### DIRECTIONS
In the records that follow, locate every line with "this" and extract it.

### INFORMATION PROVIDED
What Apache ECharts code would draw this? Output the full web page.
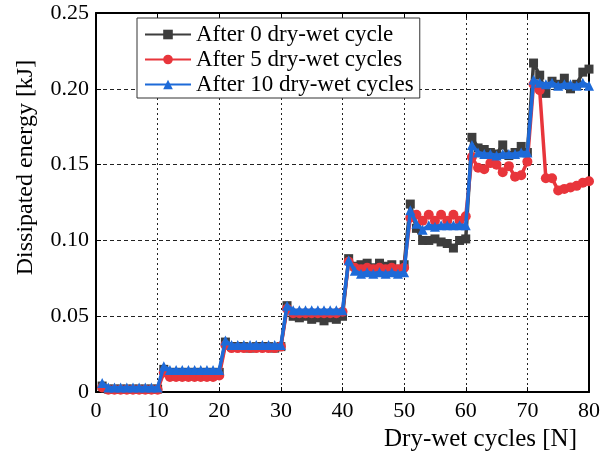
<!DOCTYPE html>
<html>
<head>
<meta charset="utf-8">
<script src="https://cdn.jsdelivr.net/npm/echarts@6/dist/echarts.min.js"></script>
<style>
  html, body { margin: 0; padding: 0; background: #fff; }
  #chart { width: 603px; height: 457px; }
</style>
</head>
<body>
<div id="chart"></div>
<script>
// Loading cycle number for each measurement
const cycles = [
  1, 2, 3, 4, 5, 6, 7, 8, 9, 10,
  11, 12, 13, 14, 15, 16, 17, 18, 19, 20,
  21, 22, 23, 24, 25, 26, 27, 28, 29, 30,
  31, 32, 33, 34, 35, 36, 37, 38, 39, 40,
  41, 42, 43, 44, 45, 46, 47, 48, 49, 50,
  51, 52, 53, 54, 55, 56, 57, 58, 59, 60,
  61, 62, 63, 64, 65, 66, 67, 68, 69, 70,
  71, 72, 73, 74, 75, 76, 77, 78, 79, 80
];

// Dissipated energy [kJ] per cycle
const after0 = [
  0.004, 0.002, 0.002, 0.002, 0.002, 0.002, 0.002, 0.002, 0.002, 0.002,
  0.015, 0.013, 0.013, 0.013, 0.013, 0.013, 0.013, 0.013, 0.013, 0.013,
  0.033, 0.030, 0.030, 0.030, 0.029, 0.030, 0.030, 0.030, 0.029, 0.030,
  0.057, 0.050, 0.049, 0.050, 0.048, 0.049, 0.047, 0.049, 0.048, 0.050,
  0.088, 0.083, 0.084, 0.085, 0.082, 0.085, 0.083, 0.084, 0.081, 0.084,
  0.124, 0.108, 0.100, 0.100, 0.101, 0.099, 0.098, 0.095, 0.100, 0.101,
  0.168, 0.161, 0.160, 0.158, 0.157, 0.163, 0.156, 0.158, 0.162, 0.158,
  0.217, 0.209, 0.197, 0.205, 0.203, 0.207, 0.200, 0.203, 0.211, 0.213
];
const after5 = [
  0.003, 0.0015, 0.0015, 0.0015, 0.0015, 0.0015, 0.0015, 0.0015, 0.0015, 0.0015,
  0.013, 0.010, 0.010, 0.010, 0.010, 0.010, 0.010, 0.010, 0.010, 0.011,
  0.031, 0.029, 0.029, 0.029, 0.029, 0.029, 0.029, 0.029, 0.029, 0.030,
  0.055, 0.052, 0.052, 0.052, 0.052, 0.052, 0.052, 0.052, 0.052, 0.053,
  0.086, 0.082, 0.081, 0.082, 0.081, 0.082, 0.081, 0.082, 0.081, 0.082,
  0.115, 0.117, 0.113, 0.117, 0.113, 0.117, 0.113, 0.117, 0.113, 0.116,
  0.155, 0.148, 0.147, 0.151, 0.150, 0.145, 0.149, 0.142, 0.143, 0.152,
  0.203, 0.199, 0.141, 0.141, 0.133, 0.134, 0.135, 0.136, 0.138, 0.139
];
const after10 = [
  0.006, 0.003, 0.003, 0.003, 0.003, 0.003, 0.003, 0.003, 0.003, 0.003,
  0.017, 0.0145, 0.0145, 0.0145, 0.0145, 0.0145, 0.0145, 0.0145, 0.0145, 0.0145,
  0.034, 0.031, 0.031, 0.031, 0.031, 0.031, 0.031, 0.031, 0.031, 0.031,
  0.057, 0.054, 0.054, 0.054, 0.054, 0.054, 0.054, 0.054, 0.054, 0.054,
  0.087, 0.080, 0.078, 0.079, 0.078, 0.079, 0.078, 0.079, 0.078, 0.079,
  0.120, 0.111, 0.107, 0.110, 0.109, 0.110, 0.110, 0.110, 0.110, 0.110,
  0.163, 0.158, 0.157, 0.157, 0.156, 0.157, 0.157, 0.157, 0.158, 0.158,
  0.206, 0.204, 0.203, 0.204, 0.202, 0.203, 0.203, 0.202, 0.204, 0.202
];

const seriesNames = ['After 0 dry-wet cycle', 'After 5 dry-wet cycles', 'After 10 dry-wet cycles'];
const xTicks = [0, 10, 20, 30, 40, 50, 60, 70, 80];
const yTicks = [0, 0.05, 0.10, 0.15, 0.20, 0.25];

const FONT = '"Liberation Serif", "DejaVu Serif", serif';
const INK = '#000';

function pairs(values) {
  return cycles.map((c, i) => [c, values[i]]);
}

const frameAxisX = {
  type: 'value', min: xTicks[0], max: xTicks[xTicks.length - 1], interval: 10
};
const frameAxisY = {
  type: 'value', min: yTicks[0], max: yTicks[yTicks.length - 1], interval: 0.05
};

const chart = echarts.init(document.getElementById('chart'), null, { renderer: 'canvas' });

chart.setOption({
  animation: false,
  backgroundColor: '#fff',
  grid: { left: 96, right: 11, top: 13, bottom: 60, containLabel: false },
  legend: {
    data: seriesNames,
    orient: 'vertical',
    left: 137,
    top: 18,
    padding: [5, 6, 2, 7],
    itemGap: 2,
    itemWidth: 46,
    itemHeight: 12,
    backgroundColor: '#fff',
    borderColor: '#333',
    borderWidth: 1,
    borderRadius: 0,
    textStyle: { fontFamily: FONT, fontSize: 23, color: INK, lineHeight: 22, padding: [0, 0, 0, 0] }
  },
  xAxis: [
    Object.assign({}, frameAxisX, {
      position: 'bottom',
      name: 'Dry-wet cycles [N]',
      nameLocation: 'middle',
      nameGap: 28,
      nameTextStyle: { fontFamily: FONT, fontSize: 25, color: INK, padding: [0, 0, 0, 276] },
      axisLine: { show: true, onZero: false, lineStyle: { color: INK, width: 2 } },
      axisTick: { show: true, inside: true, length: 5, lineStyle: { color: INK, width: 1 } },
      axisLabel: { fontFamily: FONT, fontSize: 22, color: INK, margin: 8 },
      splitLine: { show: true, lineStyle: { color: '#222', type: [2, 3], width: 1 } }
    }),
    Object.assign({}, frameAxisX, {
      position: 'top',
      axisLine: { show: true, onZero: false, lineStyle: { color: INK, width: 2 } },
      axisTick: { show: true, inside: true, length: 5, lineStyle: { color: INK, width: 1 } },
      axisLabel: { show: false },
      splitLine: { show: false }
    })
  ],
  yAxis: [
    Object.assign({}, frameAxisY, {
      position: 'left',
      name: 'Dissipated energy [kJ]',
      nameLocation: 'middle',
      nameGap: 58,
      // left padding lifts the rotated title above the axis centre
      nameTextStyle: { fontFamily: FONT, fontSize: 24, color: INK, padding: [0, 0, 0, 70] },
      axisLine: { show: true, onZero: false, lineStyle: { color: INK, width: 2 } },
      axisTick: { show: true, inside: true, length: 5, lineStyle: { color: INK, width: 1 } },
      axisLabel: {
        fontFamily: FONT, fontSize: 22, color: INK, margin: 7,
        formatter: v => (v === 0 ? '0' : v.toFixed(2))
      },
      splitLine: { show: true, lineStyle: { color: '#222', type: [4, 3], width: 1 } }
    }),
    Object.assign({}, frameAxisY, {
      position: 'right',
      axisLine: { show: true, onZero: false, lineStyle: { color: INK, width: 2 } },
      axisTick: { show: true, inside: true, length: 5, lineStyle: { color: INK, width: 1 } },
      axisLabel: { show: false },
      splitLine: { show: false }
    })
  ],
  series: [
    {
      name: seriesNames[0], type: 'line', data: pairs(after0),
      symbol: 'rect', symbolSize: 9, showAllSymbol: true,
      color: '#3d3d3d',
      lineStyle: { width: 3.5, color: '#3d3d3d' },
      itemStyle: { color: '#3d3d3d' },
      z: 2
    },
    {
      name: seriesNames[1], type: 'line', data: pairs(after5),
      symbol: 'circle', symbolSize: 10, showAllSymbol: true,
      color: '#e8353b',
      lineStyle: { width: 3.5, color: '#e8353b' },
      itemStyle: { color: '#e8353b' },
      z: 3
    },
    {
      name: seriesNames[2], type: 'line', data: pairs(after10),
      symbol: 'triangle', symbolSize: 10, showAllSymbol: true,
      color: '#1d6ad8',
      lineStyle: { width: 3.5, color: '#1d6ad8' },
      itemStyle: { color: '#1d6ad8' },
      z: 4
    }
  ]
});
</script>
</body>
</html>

* * *

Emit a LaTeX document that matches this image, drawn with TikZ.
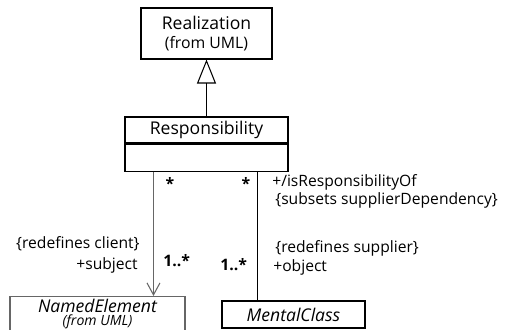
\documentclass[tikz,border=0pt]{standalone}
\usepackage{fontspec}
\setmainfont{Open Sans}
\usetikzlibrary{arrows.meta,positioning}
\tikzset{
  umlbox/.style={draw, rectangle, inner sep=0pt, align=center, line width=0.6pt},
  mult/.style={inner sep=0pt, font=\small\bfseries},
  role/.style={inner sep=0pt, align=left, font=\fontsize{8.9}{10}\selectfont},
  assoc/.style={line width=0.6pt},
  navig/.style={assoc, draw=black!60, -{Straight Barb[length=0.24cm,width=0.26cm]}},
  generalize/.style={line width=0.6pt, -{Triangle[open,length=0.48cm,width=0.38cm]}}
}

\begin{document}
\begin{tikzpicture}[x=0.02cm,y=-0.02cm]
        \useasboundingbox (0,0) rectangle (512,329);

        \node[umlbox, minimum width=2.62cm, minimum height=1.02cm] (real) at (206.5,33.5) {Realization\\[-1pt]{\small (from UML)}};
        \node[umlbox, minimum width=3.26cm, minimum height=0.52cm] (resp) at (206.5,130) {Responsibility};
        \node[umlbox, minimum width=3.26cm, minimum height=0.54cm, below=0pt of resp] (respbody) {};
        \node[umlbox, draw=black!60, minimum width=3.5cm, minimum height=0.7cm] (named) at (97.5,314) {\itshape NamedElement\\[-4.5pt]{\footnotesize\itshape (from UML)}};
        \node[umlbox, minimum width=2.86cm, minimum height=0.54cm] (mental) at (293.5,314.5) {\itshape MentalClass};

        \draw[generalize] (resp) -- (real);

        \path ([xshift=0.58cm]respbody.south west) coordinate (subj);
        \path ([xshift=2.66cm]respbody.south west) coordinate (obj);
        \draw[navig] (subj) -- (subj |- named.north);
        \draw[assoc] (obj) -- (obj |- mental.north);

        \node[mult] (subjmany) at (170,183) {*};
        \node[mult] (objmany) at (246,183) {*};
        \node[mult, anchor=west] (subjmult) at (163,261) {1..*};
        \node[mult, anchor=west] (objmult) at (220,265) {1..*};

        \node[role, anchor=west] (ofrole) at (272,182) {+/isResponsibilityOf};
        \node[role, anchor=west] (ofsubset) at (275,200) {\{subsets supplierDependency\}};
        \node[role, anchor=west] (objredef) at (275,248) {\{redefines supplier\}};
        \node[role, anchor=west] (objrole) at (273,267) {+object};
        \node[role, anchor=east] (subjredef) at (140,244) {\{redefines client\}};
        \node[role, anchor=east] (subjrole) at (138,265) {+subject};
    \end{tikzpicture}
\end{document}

### FULL SOLUTION
What Apache ECharts code would draw this? Output the full web page.
Emit a LaTeX document that matches this image, drawn with TikZ.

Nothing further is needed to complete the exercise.